What strikes me about Robert M. Prices's story is that when Smith spoke to him, he seemed to be speaking as if to a fellow superior scholar. I think Smith had a justified superiority complex: He was extraordinarily skilled at reading ancient texts. Price is similar, as the quoted essay shows: He too was/is extraordinarily skilled at reading ancient texts, and also, at detecting myth/separating myth form history.

Part of Price's story is Smith's criterion for evaluating the authenticity of "New Age gospels"--"if they embodied someone's faith, weren't they authentic gospels, no matter who wrote them or when?"

It seems that Secret Mark embodied the faith of Adi Da, for whom it did not much matter who wrote it or when.

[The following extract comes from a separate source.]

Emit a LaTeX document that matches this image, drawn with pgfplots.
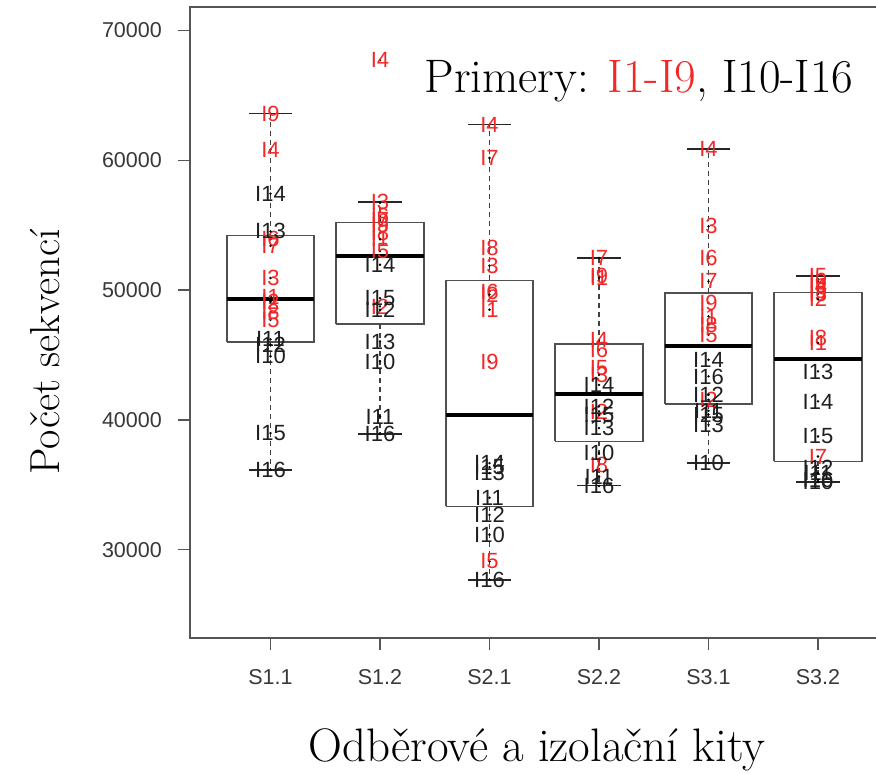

In the documentary, where Smith speaks more like a believer/mystagog than like a scholar, he was an embodiment of Adi Da's faith.

The conversation between Price and Smith happened in '85, which was not long after Adi Da had used Secret Mark as part of his own written Gospel. viewtopic.php?p=123623#p123623

Given all that, I think Prices's suspicion that Smith wrote Secret Mark is quite persuasive.